When Restraint Failed Me
On misjudgment, quiet failures, and trusting the wrong things
For a long time, restraint felt like growth.
I no longer chased every edge.
I could explain what I skipped.
I could talk risk clearly.
I could release without anxiety.
Then one release proved something uncomfortable.
Nothing was rushed.
Nothing was ignored.
My judgment was simply wrong.
A Decision That Made Sense
The change looked contained.
A backend refactor adjusted how permissions were resolved.
No UI impact.
No schema changes.
All existing tests passed.
The diff was small and clean.
The risk, as I saw it, lived here:
• login authorization
• role evaluation
• permission boundaries
So I tested hard around that.
Role transitions.
Session refresh.
Access downgrades and upgrades.
Edge cases around permission changes.
Everything behaved correctly.
What I skipped:
• long-lived sessions created before deployment
• rarely used admin actions
• a legacy internal integration
I documented it.
I explained why.
The release shipped.
I felt comfortable.
The Failure Nobody Heard
Two days later support escalated a strange issue.

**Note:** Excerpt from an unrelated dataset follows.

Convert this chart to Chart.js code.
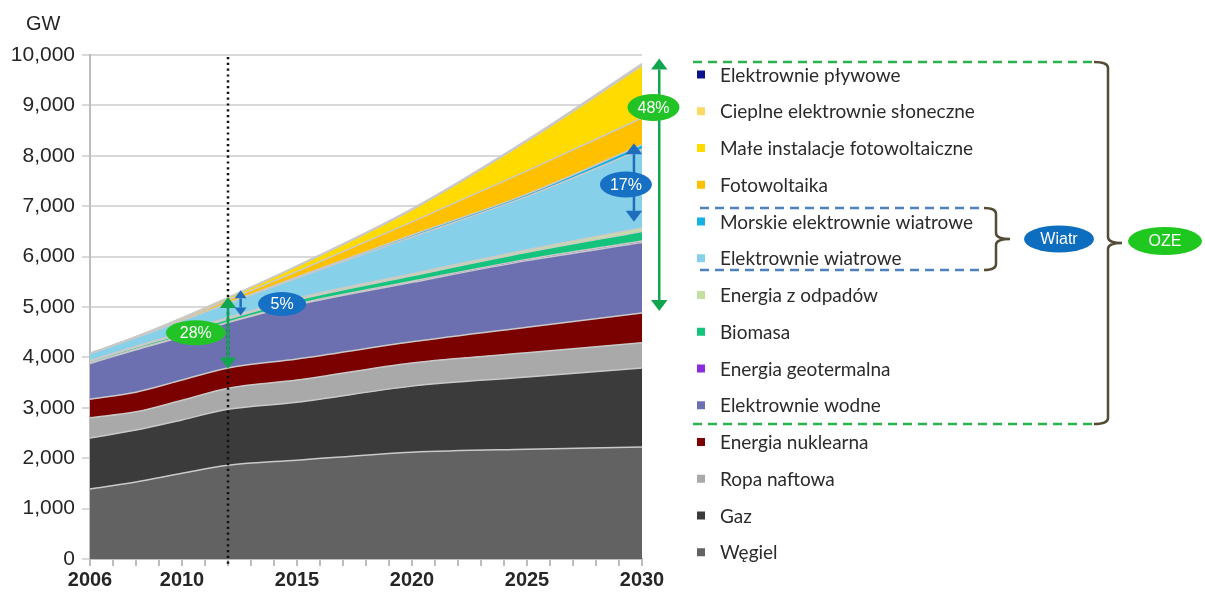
<!DOCTYPE html>
<html>
<head>
<meta charset="utf-8">
<script src="https://cdn.jsdelivr.net/npm/chart.js@4.4.1/dist/chart.umd.min.js"></script>
<style>
  html, body { margin: 0; padding: 0; background: #ffffff; }
  #wrap { width: 1205px; height: 592px; position: relative; }
</style>
</head>
<body>
<div id="wrap"><canvas id="c" width="1205" height="592"></canvas></div>
<script>
// ---- Data (GW) ----
const years = [2006, 2008, 2010, 2012, 2015, 2020, 2025, 2030];
const xTickLabels = [2006, 2010, 2015, 2020, 2025, 2030];
const yTickLabels = [0, 1000, 2000, 3000, 4000, 5000, 6000, 7000, 8000, 9000, 10000];

const wegiel        = [1390, 1530, 1700, 1860, 1960, 2120, 2180, 2220];
const gaz           = [1010, 1030, 1060, 1110, 1150, 1310, 1430, 1570];
const ropa          = [ 400,  360,  390,  420,  440,  460,  480,  500];
const nuklearna     = [ 370,  390,  400,  400,  420,  420,  510,  590];
const wodne         = [ 710,  840,  860,  900, 1075, 1180, 1320, 1400];
const geotermalna   = [  10,   10,   10,   10,   15,   20,   25,   30];
const biomasa       = [  30,   40,   50,   60,   80,  110,  140,  190];
const odpady        = [  20,   20,   25,   30,   35,   40,   50,   70];
const wiatrowe      = [ 130,  170,  230,  280,  400,  730, 1060, 1560];
const morskie       = [   0,    0,    5,   10,   20,   40,   45,   90];
const fotowoltaika  = [   5,   10,   30,   60,  110,  260,  460,  530];
const malePV        = [   5,   10,   20,   40,  100,  240,  590, 1040];
const cieplneSlon   = [   0,    0,    2,    4,    8,   15,   20,   30];
const plywowe       = [   0,    0,    0,    1,    2,    3,    5,    8];

const seriesNames = [
  'Węgiel', 'Gaz', 'Ropa naftowa', 'Energia nuklearna', 'Elektrownie wodne',
  'Energia geotermalna', 'Biomasa', 'Energia z odpadów', 'Elektrownie wiatrowe',
  'Morskie elektrownie wiatrowe', 'Fotowoltaika', 'Małe instalacje fotowoltaiczne',
  'Cieplne elektrownie słoneczne', 'Elektrownie pływowe'
];
const seriesValues = [wegiel, gaz, ropa, nuklearna, wodne, geotermalna, biomasa, odpady,
  wiatrowe, morskie, fotowoltaika, malePV, cieplneSlon, plywowe];
const seriesColors = ['#626262', '#3b3b3b', '#a9a9a9', '#7b0000', '#6c70b0', '#8a2be2',
  '#14c47c', '#c4dfa2', '#86d0ea', '#17b0e3', '#ffc000', '#ffdb00', '#ffd966', '#0a148f'];

const datasets = seriesNames.map((name, i) => ({
  label: name,
  data: years.map((y, j) => ({ x: y, y: seriesValues[i][j] })),
  backgroundColor: seriesColors[i],
  borderColor: '#c9c9c9',
  borderWidth: 1.5,
  pointRadius: 0,
  fill: i === 0 ? 'origin' : '-1',
  cubicInterpolationMode: 'monotone'
}));

// ---- Annotations / legend plugin ----
function dArrow(ctx, x, y1, y2, color, head) {
  ctx.save();
  ctx.strokeStyle = color; ctx.fillStyle = color; ctx.lineWidth = 2.5;
  ctx.beginPath(); ctx.moveTo(x, y1 + head); ctx.lineTo(x, y2 - head); ctx.stroke();
  ctx.beginPath(); ctx.moveTo(x, y1); ctx.lineTo(x - head * 0.75, y1 + head); ctx.lineTo(x + head * 0.75, y1 + head); ctx.closePath(); ctx.fill();
  ctx.beginPath(); ctx.moveTo(x, y2); ctx.lineTo(x - head * 0.75, y2 - head); ctx.lineTo(x + head * 0.75, y2 - head); ctx.closePath(); ctx.fill();
  ctx.restore();
}
function pill(ctx, cx, cy, rx, ry, color, text, size) {
  ctx.save();
  ctx.fillStyle = color;
  ctx.beginPath(); ctx.ellipse(cx, cy, rx, ry, 0, 0, Math.PI * 2); ctx.fill();
  ctx.fillStyle = '#ffffff';
  ctx.font = size + 'px "Liberation Sans", Arial, sans-serif';
  ctx.textAlign = 'center'; ctx.textBaseline = 'middle';
  ctx.fillText(text, cx, cy + 1);
  ctx.restore();
}
function brace(ctx, x0, yTop, yBot, xv, xTip, color) {
  const yMid = (yTop + yBot) / 2;
  const r = 6;
  ctx.save();
  ctx.strokeStyle = color; ctx.lineWidth = 2.5;
  ctx.beginPath();
  ctx.moveTo(x0, yTop);
  ctx.quadraticCurveTo(xv, yTop, xv, yTop + r);
  ctx.lineTo(xv, yMid - r);
  ctx.quadraticCurveTo(xv, yMid, xTip, yMid);
  ctx.moveTo(xTip, yMid);
  ctx.quadraticCurveTo(xv, yMid, xv, yMid + r);
  ctx.lineTo(xv, yBot - r);
  ctx.quadraticCurveTo(xv, yBot, x0, yBot);
  ctx.stroke();
  ctx.restore();
}

const extras = {
  id: 'extras',
  afterDatasetsDraw(chart) {
    const ctx = chart.ctx;
    const xs = chart.scales.x, ys = chart.scales.y;
    const xd = xs.getPixelForValue(2012);
    ctx.save();
    ctx.strokeStyle = '#111'; ctx.lineWidth = 2.5; ctx.setLineDash([2.2, 3.6]);
    ctx.beginPath(); ctx.moveTo(xd, ys.getPixelForValue(10000) + 2); ctx.lineTo(xd, ys.bottom + 7); ctx.stroke();
    ctx.restore();
  },
  afterDraw(chart) {
    const ctx = chart.ctx;
    const xs = chart.scales.x, ys = chart.scales.y;
    const X = v => xs.getPixelForValue(v), Y = v => ys.getPixelForValue(v);
    const green = '#12a550', blue = '#1f6dbd';
    // GW label
    ctx.save();
    ctx.fillStyle = '#262626';
    ctx.font = '20px "Liberation Sans", Arial, sans-serif';
    ctx.textBaseline = 'middle';
    ctx.fillText('GW', 26, 24);
    ctx.restore();

    // arrows and percentages
    dArrow(ctx, X(2012), Y(5200), Y(3780), green, 11);
    pill(ctx, X(2010.6), Y(4490), 30, 12.5, '#22c326', '28%', 16);
    dArrow(ctx, X(2012.55), Y(5330), Y(4830), blue, 8);
    pill(ctx, X(2014.35), Y(5060), 24, 12, '#1670c4', '5%', 16);
    dArrow(ctx, X(2029.65), Y(8250), Y(6690), blue, 11);
    pill(ctx, X(2029.3), Y(7430), 26, 13, '#1670c4', '17%', 16);
    dArrow(ctx, X(2030.75), Y(9930), Y(4920), green, 11);
    pill(ctx, X(2030.5), Y(8960), 26, 13.5, '#22c326', '48%', 16);

    // legend
    const lx = 697, ty = 74.5, dy = 36.75;
    ctx.save();
    ctx.font = '19px Lato, "Open Sans", sans-serif';
    ctx.textBaseline = 'middle';
    for (let i = 0; i < datasets.length; i++) {
      const ds = datasets[datasets.length - 1 - i];
      const y = ty + i * dy;
      ctx.fillStyle = ds.backgroundColor;
      ctx.fillRect(lx, y - 4, 8, 8);
      ctx.fillStyle = '#2b2b2b';
      ctx.fillText(ds.label, 720, y + 1);
    }
    ctx.restore();

    // dashed group lines
    ctx.save();
    ctx.lineWidth = 2.5;
    ctx.strokeStyle = '#2bb24c'; ctx.setLineDash([9, 6]);
    ctx.beginPath(); ctx.moveTo(693, 62); ctx.lineTo(1094, 62); ctx.moveTo(693, 424); ctx.lineTo(1094, 424); ctx.stroke();
    ctx.strokeStyle = '#4f81bd';
    ctx.beginPath(); ctx.moveTo(700, 208); ctx.lineTo(984, 208); ctx.moveTo(700, 270); ctx.lineTo(984, 270); ctx.stroke();
    ctx.restore();
    brace(ctx, 1094, 62, 424, 1108, 1122, '#544c34');
    brace(ctx, 984, 208, 270, 996, 1010, '#544c34');
    pill(ctx, 1059, 239, 35, 13.5, '#0d6dbe', 'Wiatr', 16);
    pill(ctx, 1165, 241, 37, 14, '#1ec81e', 'OZE', 16);
  }
};

new Chart(document.getElementById('c'), {
  type: 'line',
  data: { datasets },
  plugins: [extras],
  options: {
    responsive: false,
    animation: false,
    events: [],
    layout: { padding: { top: 55, right: 563, left: 0, bottom: 0 } },
    plugins: { legend: { display: false }, tooltip: { enabled: false } },
    scales: {
      x: {
        type: 'linear', min: 2006, max: 2030,
        afterFit: s => { s.height = 33; },
        border: { color: '#bdbdbd', width: 2 },
        grid: { drawOnChartArea: false, color: '#bdbdbd', lineWidth: 2, tickLength: 7 },
        afterBuildTicks: s => { s.ticks = []; for (let v = 2006; v <= 2030; v++) s.ticks.push({ value: v }); },
        ticks: {
          autoSkip: false, maxRotation: 0, padding: 2,
          color: '#262626',
          font: { family: '"Liberation Sans", Arial, sans-serif', size: 20, weight: 'bold' },
          callback: v => xTickLabels.includes(v) ? String(v) : ''
        }
      },
      y: {
        stacked: true, min: 0, max: 10000,
        afterFit: s => { s.width = 90; },
        afterBuildTicks: s => { s.ticks = yTickLabels.map(v => ({ value: v })); },
        border: { color: '#bdbdbd', width: 2 },
        grid: { color: '#d9d9d9', lineWidth: 2, tickLength: 8 },
        ticks: {
          padding: 7, color: '#262626',
          font: { family: '"Liberation Sans", Arial, sans-serif', size: 21 },
          callback: v => v.toLocaleString('en-US')
        }
      }
    }
  }
});
</script>
</body>
</html>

A specific admin action did nothing.
No error.
No crash.
No warning.
Just silence.
The cause was simple.
A cached permission object created before deployment no longer worked with the new logic.
Main flows refreshed it.
That admin path didn’t.
So the system looked healthy while quietly refusing to work.
The worst part wasn’t the bug.
I had thought about this risk.
And talked myself out of it.
How Smart Reasoning Became Blind Trust
My logic sounded solid:
• the integration was stable
• usage was low
• the change was internal
• monitoring would catch real problems
Each point was reasonable.
Together they formed a story I trusted more than the product.
I assumed:
• permission issues would fail loudly
• stale data would cause visible breakage
• important paths were already obvious
None of that was true.
The system failed exactly where I felt relaxed.
The Real Cost of Being Calm
No one blamed me.
That stung more than criticism.
I had scoped responsibly.
I had named risk.
I had justified omission.
So the fix was quiet.
Patch it. Move on.
What changed was my thinking.
Restraint hadn’t just made me efficient.
It had made me comfortable.
And comfort is where curiosity dies.
I stopped asking:
“Where could this fail without anyone noticing?”
I started assuming:
“If it breaks, it will be visible.”
That assumption caused the bug.
What I Do Differently Now
I still practice restraint.
But I don’t trust calm decisions anymore.
When I choose not to test something, I ask:
If this fails silently, who discovers it first?
If the answer isn’t:
• automated checks
• monitoring
• clear user feedback
Then skipping it is gambling, not prioritizing.
I also deliberately test one area I feel oddly relaxed about.
That relaxed feeling is a signal now.
It usually means I’ve built a comfortable story in my head.
And comfortable stories hide real risk.
The Lesson That Stuck
Good reasoning doesn’t make systems safe.
It just makes omissions feel justified.
Most serious failures don’t explode.
They whisper.
They live in old sessions.
rare flows.
boring admin screens.
places no one watches.
Restraint is still a skill.
But unchecked confidence turns it into blindness.
Today I trust the product more than my explanations.
And I stay suspicious when everything feels “obviously fine.”
That discomfort catches more bugs than confidence ever did.